>> BEGIN GIVEN INFORMATION

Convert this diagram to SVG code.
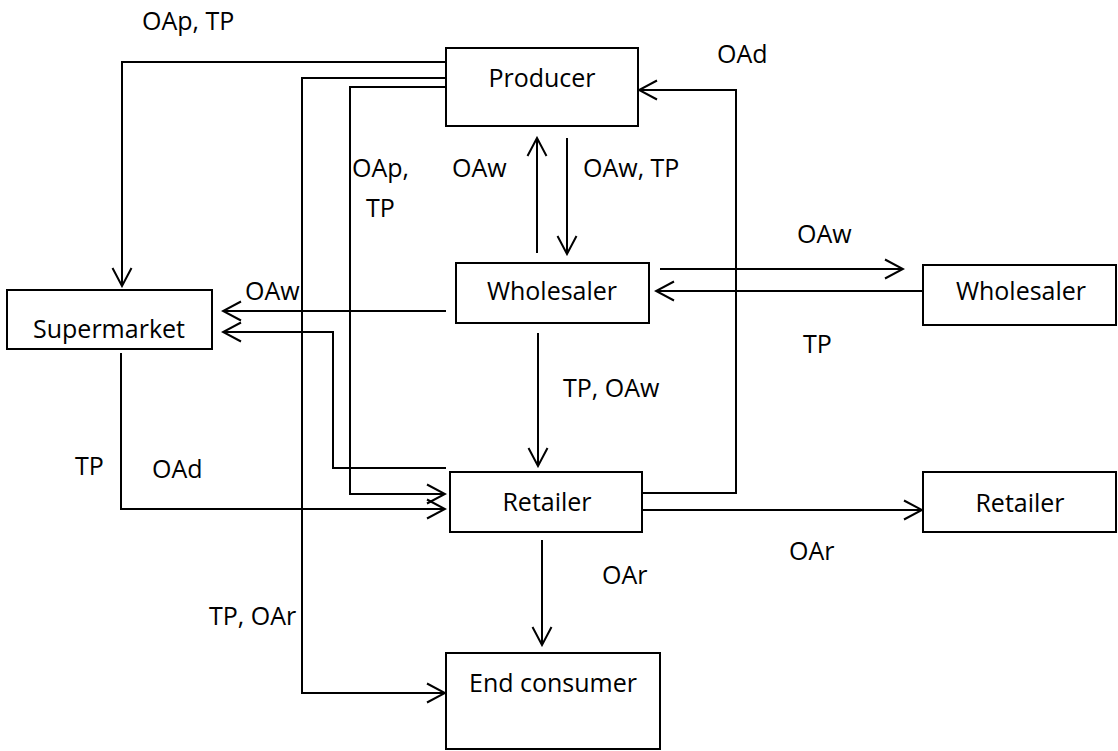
<svg xmlns="http://www.w3.org/2000/svg" width="1118" height="751" viewBox="0 0 1118 751">
<defs>
<style>
.box{fill:#fff;stroke:#000;stroke-width:2}
.ln{fill:none;stroke:#000;stroke-width:2;marker-end:url(#arr)}
text{font-family:"Open Sans","Liberation Sans",sans-serif;font-size:25px;fill:#000}
.c{text-anchor:middle}
</style>
<marker id="arr" markerUnits="userSpaceOnUse" viewBox="-22 -12 24 24" markerWidth="24" markerHeight="24" refX="0" refY="0" orient="auto">
<path d="M-18,-9.5 L0,0 L-18,9.5" fill="none" stroke="#000" stroke-width="2"/>
</marker>
</defs>
<rect width="1118" height="751" fill="#fff"/>
<g id="connectors">
<path class="ln" d="M446,62 H122 V286"/>
<path class="ln" d="M446,78 H302 V693 H445"/>
<path class="ln" d="M446,87 H350 V494 H445"/>
<path class="ln" d="M642,493 H736 V90 H639"/>
<path class="ln" d="M537,253 V138"/>
<path class="ln" d="M567,138 V254"/>
<path class="ln" d="M660,269 H903"/>
<path class="ln" d="M923,291 H656"/>
<path class="ln" d="M446,311 H223"/>
<path class="ln" d="M446,468 H333 V332 H223"/>
<path class="ln" d="M121,353 V509 H445"/>
<path class="ln" d="M538,333 V466"/>
<path class="ln" d="M642,510 H922"/>
<path class="ln" d="M542,540 V645"/>
</g>
<g id="labels">
<text x="142" y="30">OAp, TP</text>
<text x="717" y="63">OAd</text>
<text x="452" y="177">OAw</text>
<text x="583" y="177">OAw, TP</text>
<text x="352" y="177">OAp,</text>
<text x="366" y="217">TP</text>
<text x="797" y="243">OAw</text>
<text x="803" y="353">TP</text>
<text x="245" y="300">OAw</text>
<text x="563" y="397">TP, OAw</text>
<text x="75" y="475">TP</text>
<text x="152" y="478">OAd</text>
<text x="789" y="560">OAr</text>
<text x="602" y="584">OAr</text>
<text x="209" y="625">TP, OAr</text>
</g>
<g id="producer"><rect class="box" x="446" y="48" width="192" height="78"/><text class="c" x="542" y="87">Producer</text></g>
<g id="wholesaler"><rect class="box" x="456" y="263" width="193" height="60"/><text class="c" x="552" y="300">Wholesaler</text></g>
<g id="wholesaler2"><rect class="box" x="923" y="265" width="193" height="60"/><text class="c" x="1021" y="300">Wholesaler</text></g>
<g id="supermarket"><rect class="box" x="7" y="290" width="205" height="59"/><text class="c" x="109" y="338">Supermarket</text></g>
<g id="retailer"><rect class="box" x="450" y="472" width="192" height="60"/><text class="c" x="547" y="511">Retailer</text></g>
<g id="retailer2"><rect class="box" x="923" y="472" width="193" height="60"/><text class="c" x="1020" y="512">Retailer</text></g>
<g id="endconsumer"><rect class="box" x="446" y="653" width="214" height="96"/><text class="c" x="553" y="692">End consumer</text></g>
</svg>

>> END GIVEN INFORMATION

AIM OF THE EXERCISE:
Write out each line of the data exactly; the images should be left out.

RESULT OF THE EXERCISE:
Convert this diagram to SVG code.
<svg xmlns="http://www.w3.org/2000/svg" width="1118" height="751" viewBox="0 0 1118 751">
<defs>
<style>
.box{fill:#fff;stroke:#000;stroke-width:2}
.ln{fill:none;stroke:#000;stroke-width:2;marker-end:url(#arr)}
text{font-family:"Open Sans","Liberation Sans",sans-serif;font-size:25px;fill:#000}
.c{text-anchor:middle}
</style>
<marker id="arr" markerUnits="userSpaceOnUse" viewBox="-22 -12 24 24" markerWidth="24" markerHeight="24" refX="0" refY="0" orient="auto">
<path d="M-18,-9.5 L0,0 L-18,9.5" fill="none" stroke="#000" stroke-width="2"/>
</marker>
</defs>
<rect width="1118" height="751" fill="#fff"/>
<g id="connectors">
<path class="ln" d="M446,62 H122 V286"/>
<path class="ln" d="M446,78 H302 V693 H445"/>
<path class="ln" d="M446,87 H350 V494 H445"/>
<path class="ln" d="M642,493 H736 V90 H639"/>
<path class="ln" d="M537,253 V138"/>
<path class="ln" d="M567,138 V254"/>
<path class="ln" d="M660,269 H903"/>
<path class="ln" d="M923,291 H656"/>
<path class="ln" d="M446,311 H223"/>
<path class="ln" d="M446,468 H333 V332 H223"/>
<path class="ln" d="M121,353 V509 H445"/>
<path class="ln" d="M538,333 V466"/>
<path class="ln" d="M642,510 H922"/>
<path class="ln" d="M542,540 V645"/>
</g>
<g id="labels">
<text x="142" y="30">OAp, TP</text>
<text x="717" y="63">OAd</text>
<text x="452" y="177">OAw</text>
<text x="583" y="177">OAw, TP</text>
<text x="352" y="177">OAp,</text>
<text x="366" y="217">TP</text>
<text x="797" y="243">OAw</text>
<text x="803" y="353">TP</text>
<text x="245" y="300">OAw</text>
<text x="563" y="397">TP, OAw</text>
<text x="75" y="475">TP</text>
<text x="152" y="478">OAd</text>
<text x="789" y="560">OAr</text>
<text x="602" y="584">OAr</text>
<text x="209" y="625">TP, OAr</text>
</g>
<g id="producer"><rect class="box" x="446" y="48" width="192" height="78"/><text class="c" x="542" y="87">Producer</text></g>
<g id="wholesaler"><rect class="box" x="456" y="263" width="193" height="60"/><text class="c" x="552" y="300">Wholesaler</text></g>
<g id="wholesaler2"><rect class="box" x="923" y="265" width="193" height="60"/><text class="c" x="1021" y="300">Wholesaler</text></g>
<g id="supermarket"><rect class="box" x="7" y="290" width="205" height="59"/><text class="c" x="109" y="338">Supermarket</text></g>
<g id="retailer"><rect class="box" x="450" y="472" width="192" height="60"/><text class="c" x="547" y="511">Retailer</text></g>
<g id="retailer2"><rect class="box" x="923" y="472" width="193" height="60"/><text class="c" x="1020" y="512">Retailer</text></g>
<g id="endconsumer"><rect class="box" x="446" y="653" width="214" height="96"/><text class="c" x="553" y="692">End consumer</text></g>
</svg>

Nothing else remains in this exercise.